Vinogradov, Misurkin and Cassidy launched and arrived at the space station on March 28, 2013. They were the first International Space Station-bound Soyuz crew to follow an expedited rendezvous, reducing their travel time from two days to just six hours.

During their 166 days in space together, the Soyuz TMA-08M crewmates participated in more than 100 experiments and oversaw the arrival of several supply ships, including Europe's Automated Transfer Vehicle (ATV-4), the "Albert Einstein," and Japan's fourth H-II Transfer Vehicle (HTV-4) "Kounotori-4."


Soyuz TMA-08M crew portrait, from left: Chris Cassidy of NASA, Pavel Vinogradov and Alexander Misurkin of Roscosmos. (GCTC)

All three crewmembers also worked outside the station on spacewalks, or extravehicular activities (EVA).

Vinogradov made one spacewalk, deploying and retrieving science experiments outside the Russian segment of the station. Misurkin conducted three outings, running cables and configuring equipment in preparation for the arrival of Russia's new multipurpose laboratory module "Nauka."

Cassidy also ventured outside on three EVAs, including a "precedent-setting" unplanned spacewalk to investigate a coolant leak. Cassidy's third spacewalk was unexpectedly cut short when his partner, Parmitano, developed a water leak inside his suit's helmet.

This was Cassidy's second trip to orbit, after launching to become the 500th person in space on a shuttle mission in 2009. He now has logged 182 days in space.

For Vinogradov, this was his third flight and long-duration stay in space, having earlier lived on board the Russian space station Mir and on the International Space Station as a commander of Expedition 13. He now has 547 days in space, ranking him 10th for his cumulative time in orbit among all of the world's space explorers.

Vinogradov, 60, has also become the oldest cosmonaut to land aboard a Soyuz.

Soyuz TMA-08M was Misurkin's first spaceflight.


Soyuz TMA-08M crew mission patch. (Spacefacts.de/Roscosmos)

Now back on the Earth, the cosmonauts will return to Star City outside of Moscow and Cassidy will be flown to the Johnson Space Center in Houston for rehabilitation.

Before leaving the landing site, Cassidy and Misurkin were to take part in the first of a series of tests in preparation for sending future astronauts to Mars.

"When you send a crew to Mars, where they have been traveling for a long time in a microgravity environment... you don't have a big team of folks [waiting there] like we do every time we recover a crew," NASA's space station program manager Michael Suffredini told reporters during a briefing. "The question is, what's their condition? What can we expect them to do?"

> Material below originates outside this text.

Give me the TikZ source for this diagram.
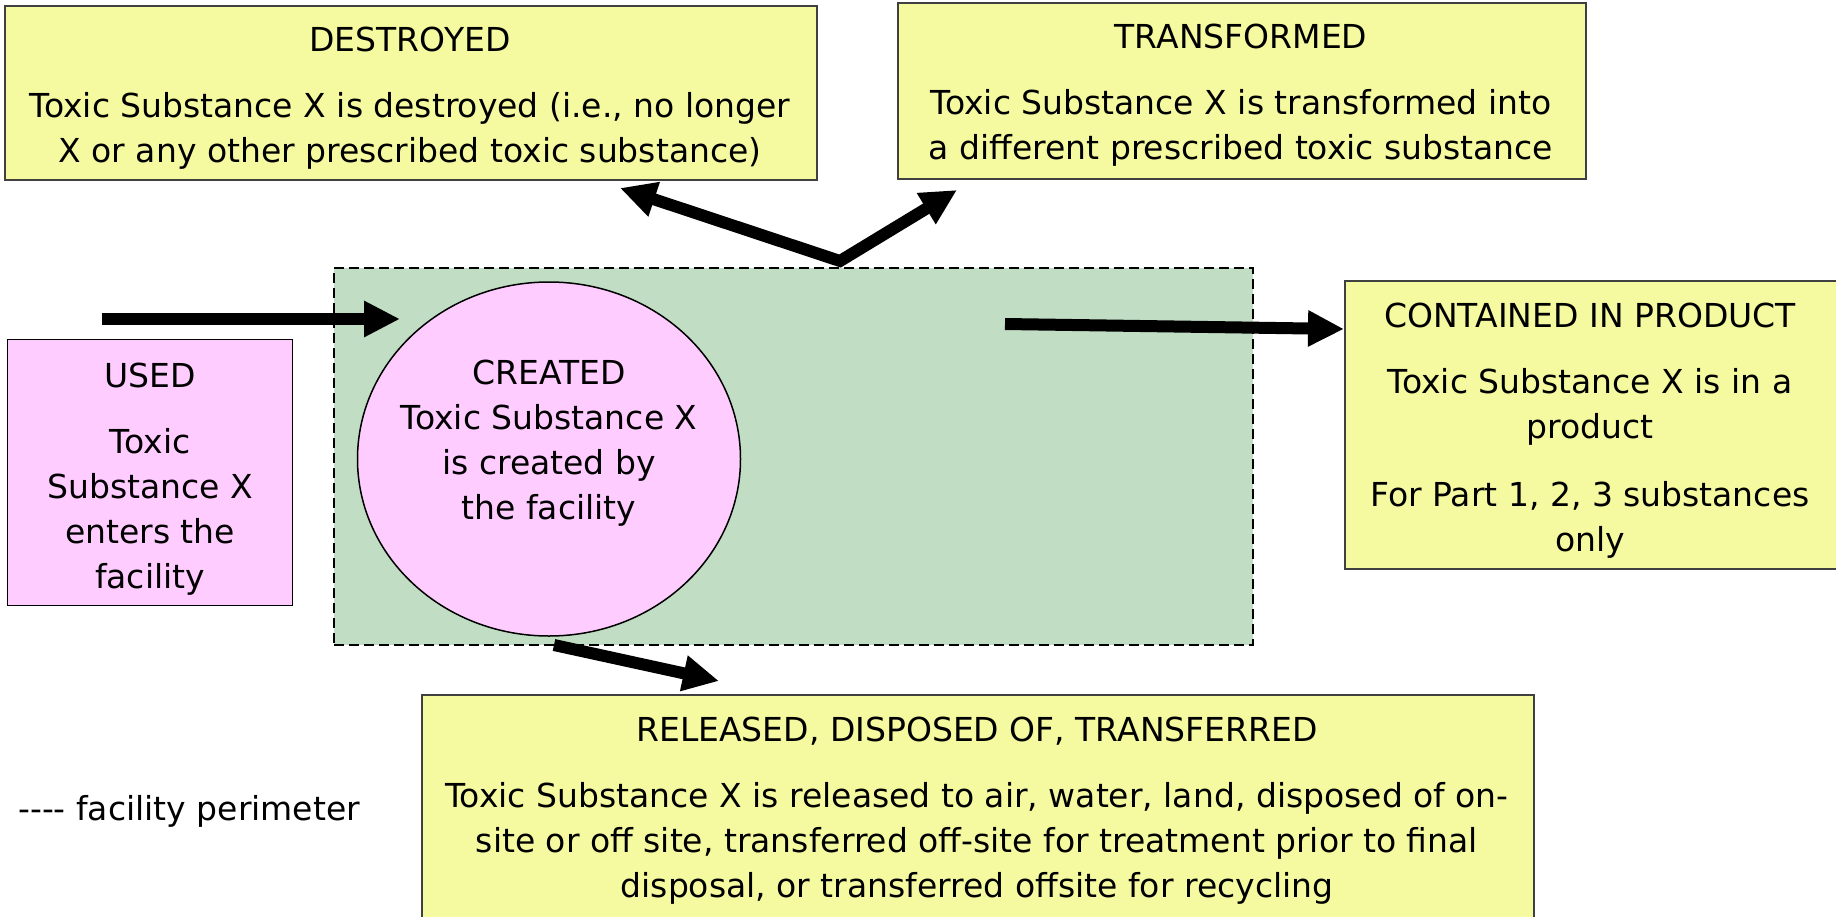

"This will be the first opportunity where we ask the crew members post-landing to do some exercises," Suffredini explained, adding that the basic tests, like asking Cassidy to sit or stand up, will be done out of view in a tent. "Very simple things to start with but it is exciting because it's really the first steps where we are using the crew's on-orbit condition — without some of the advantages of the post-flight conditioning — to see if they are able to take care of themselves."